Born in Rockford, Ill., on Aug. 3, 1921, Tuman didn't begin racing until he was 25-years-old. He lived in San Francisco after World War II and got a job building race bikes out of the famous Hap Jones race shop. After watching the legendary Sam Arena win a race, Tuman became hooked on the sport. Tuman's first race bike was a souped-up Indian army surplus bike.

Tuman quickly made it through the amateur ranks and turned pro in 1947. His first professional race was at Daytona Beach, Fla., in 1947. Tuman earned podium finishes in 1948 and '49, before taking his first national win in Des Moines, Iowa, on Sept. 17, 1950. A month later, Tuman took his second national win in Reading, Pa. In March 1951 at the annual AMA Awards Banquet in Daytona Beach, Fla., Tuman was voted the AMA's Most Popular Rider of 1950.

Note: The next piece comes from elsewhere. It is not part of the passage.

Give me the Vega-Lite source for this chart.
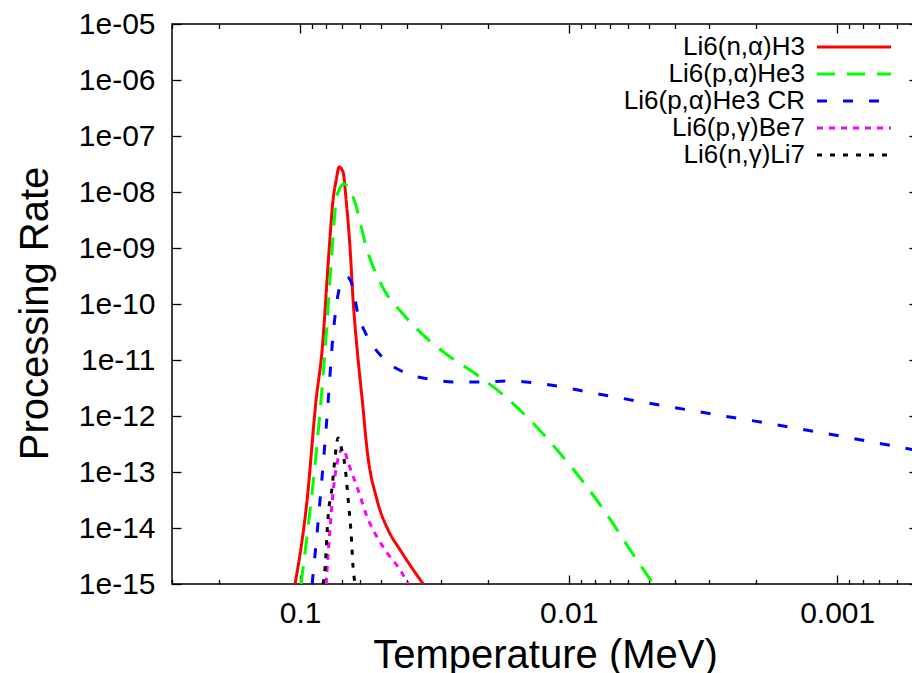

Tuman's best season came in 1953, when he won the legendary Independence Day weekend event at Dodge City, Kan., a 200-miler over a two-mile dirt oval, on a Norton. The heat was tremendous that day. Many riders dropped out due to the searing heat, but Tuman said he made it through to victory by drinking all the water he could stand before the race and chewing on lemons during the race.

The next month, Tuman earned the biggest win of his career by taking first at Springfield, Ill., and becoming the newly crowned national champion. It's interesting to note that Tuman won Springfield racing a borrowed motor from a fellow Indian rider. His own motor was worn out from the dozens of local races he had competed in that summer. It would prove to be the final time that an Indian rider would win the prestigious AMA Grand National No. 1 plate.

After Indian folded, racing became exceedingly more difficult for Tuman. The parts supply was quickly drying up, and Tuman was spending endless hours keeping his racing machine going. Racing became a bit of a chore, and after a regional race in Pennsylvania in 1955, Tuman pulled into the pits after the race and abruptly announced his retirement.

Tuman's relatively short, but spectacular, racing career was over at the age of 33. Remarkably, Tuman's most serious racing injury during his decade-long career was a sprained ankle.

After retirement from racing Tuman stayed in the motorcycling industry, first as a road agent for BSA and later as a Honda dealer. He and his wife, Betty, are still active as representatives in AMA district 17. The Tumans raised five children. His son Bill Jr., followed in his father's footsteps and raced motorcycles in the '70s and '80s.

He was inducted into the AMA Motorcycle Hall of Fame in 1998. He passed away in 2020 at the age of 99.